- League: SIJHL
- Sport: Ice hockey
- Games: 48
- Teams: 7
- League champions: Dryden Ice Dogs
- Runners-up: Fort Frances Borderland Thunder

Seasons
- 2002–03 →

= 2001–02 SIJHL season =

Inaugural season of the SIJHL

The 2001–02 SIJHL season was the inaugural season of the Superior International Junior Hockey League (SIJHL). During the first regular season, the five franchise teams each played 48 games, while two associate teams each played 24 games.
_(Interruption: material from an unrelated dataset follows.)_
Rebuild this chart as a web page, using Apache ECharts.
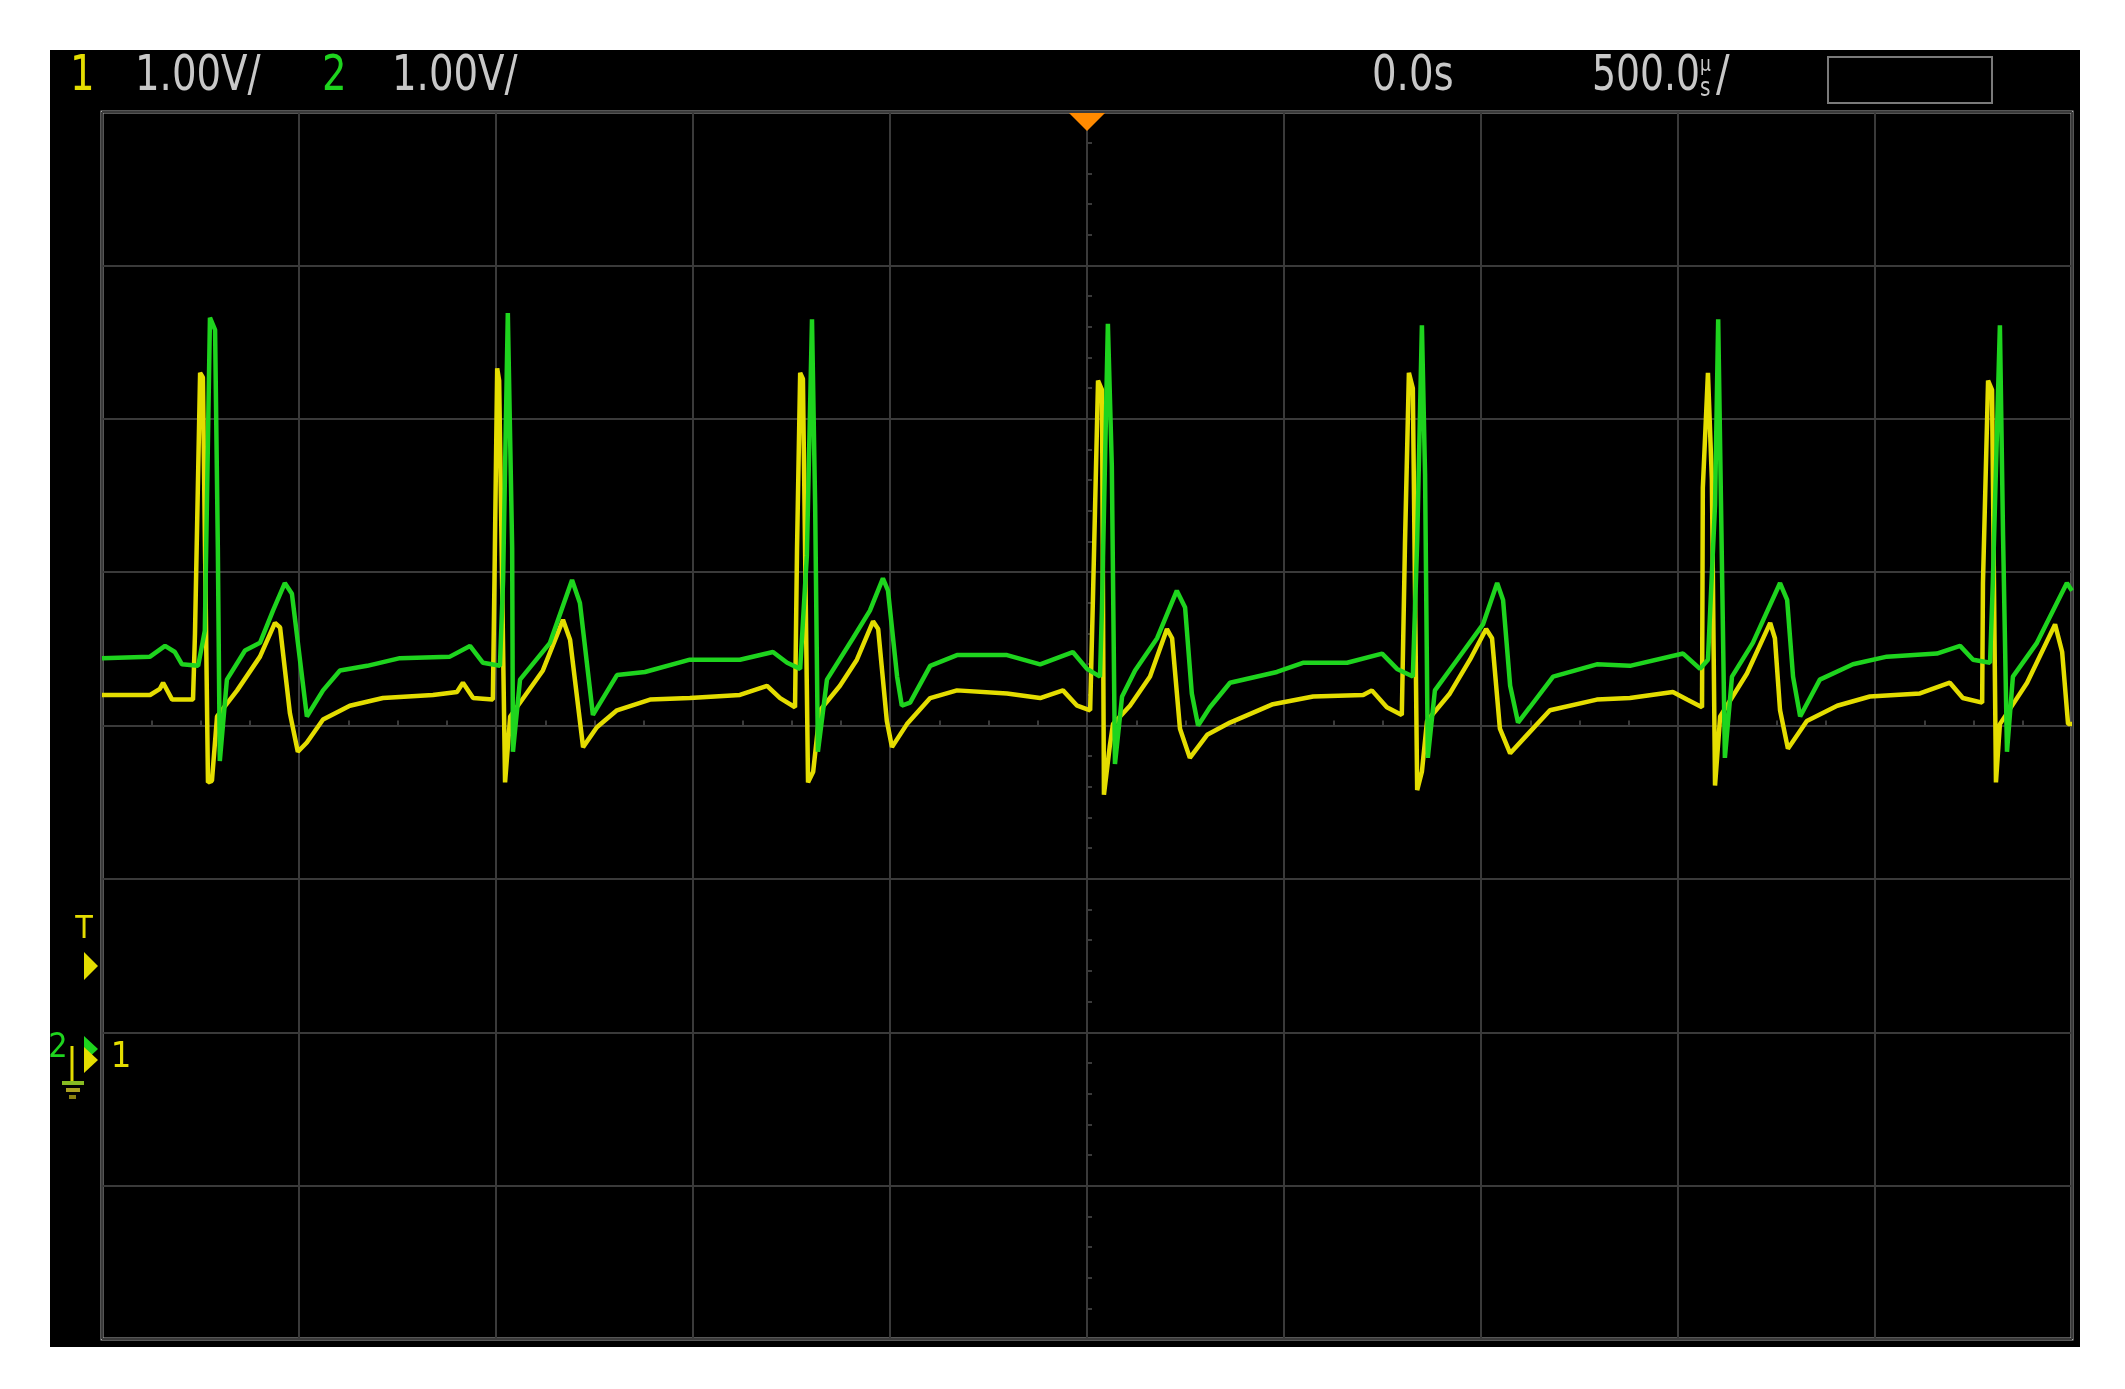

In the post-season, the third-place Dryden Ice Dogs swept the first-place Fort Frances Borderland Thunder in four games to win the league championship Bill Salonen Cup.

== Regular season ==

The five franchise teams each played 48 regular season games, while the two associate teams each played 24 games.

Standings
| Team | GP | W | L | T | Pts | GF | GA |
|---|---|---|---|---|---|---|---|
| Fort Frances Borderland Thunder | 48 | 28 | 11 | 9 | 65 | 215 | 142 |
| Feathermen Hawks | 48 | 29 | 15 | 4 | 62 | 219 | 157 |
| Dryden Ice Dogs | 48 | 25 | 15 | 8 | 58 | 221 | 169 |
| Thunder Bay Bulldogs | 48 | 24 | 21 | 3 | 51 | 216 | 198 |
| Iron Range Yellow Jackets | 24 | 12 | 10 | 2 | 26 | 102 | 88 |
| Northwest Wisconsin Knights | 24 | 6 | 14 | 4 | 16 | 77 | 118 |
| Thunder Bay Wolves | 48 | 4 | 42 | 2 | 10 | 111 | 289 |

== Post-season ==

The third-place Dryden Ice Dogs swept the first-place Fort Frances Borderland Thunder in four games to win the inaugural league championship Bill Salonen Cup.

The championship Dryden Ice Dogs went on to compete for the Dudley Hewitt Cup and lost to the Rayside-Balfour Sabrecats of the Northern Ontario Junior Hockey League (NOJHL).